Afin de préserver l’indépendance des comités et de minimiser le risque de politisation, Il est urgent de mettre en place des mécanismes de contrôle et de transparence pour assurer que les décisions prises par les comités de village soient basées sur l’intérêt général et non sur des considérations politiques. De plus, il est nécessaire de promouvoir la participation citoyenne des membres et d’encourager la diversité des membres du bureau des comités afin de garantir une représentation équitable de la communauté.

Et pour finir, que peuvent faire les jeunes ?

Nous avons un rôle crucial à jouer dans le développement de nos communautés et nos voix doivent être entendues au sein des comités. Pour s’engager de manière efficace, nous devons commencer par nous informer sur les activités de notre comité et les enjeux locaux , assister aux réunions, poser des questions et exprimer nos préoccupations. Il est aussi temps d’utiliser les médias sociaux pour partager nos opinions, encourager la participation des autres jeunes et mobiliser nos communautés en faveur de projets de développement.

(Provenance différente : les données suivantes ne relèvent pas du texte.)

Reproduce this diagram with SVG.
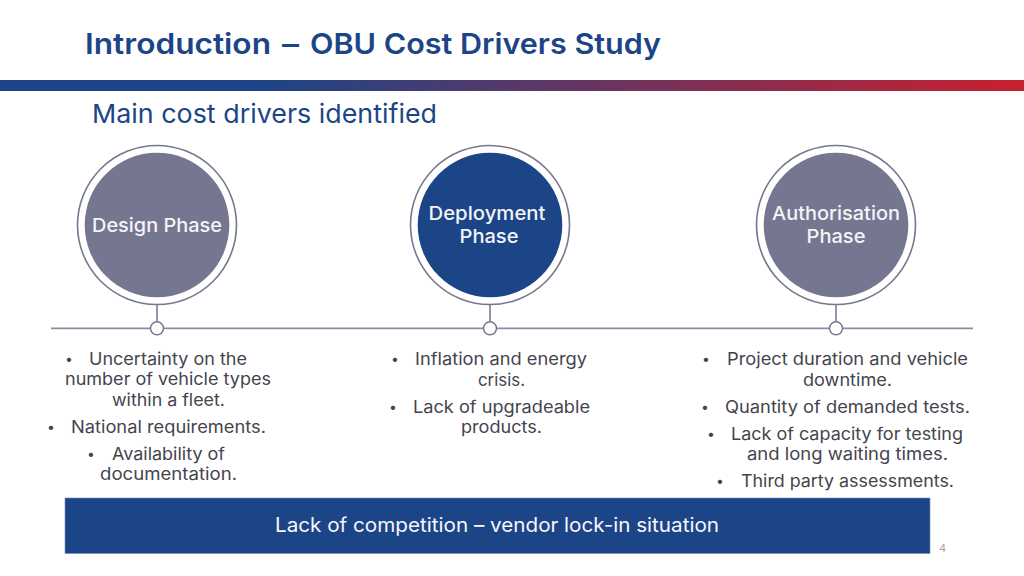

Notre engagement au sein des comités peut contribuer de manière significative au développement de nos communautés. Notre énergie et notre créativité peuvent apporter de nouvelles idées et des solutions novatrices aux défis locaux. En faisant entendre nos voix, nous pouvons plaider en faveur de programmes éducatifs et de formation professionnelle, de l’accès à des infrastructures sportives et culturelles, de l’amélioration de l’accès aux services de santé ou de la protection de l’environnement local. Notre participation active peut également inspirer d’autres jeunes à s’impliquer et cela renforce la représentativité des comités et favorise un développement plus inclusif et durable.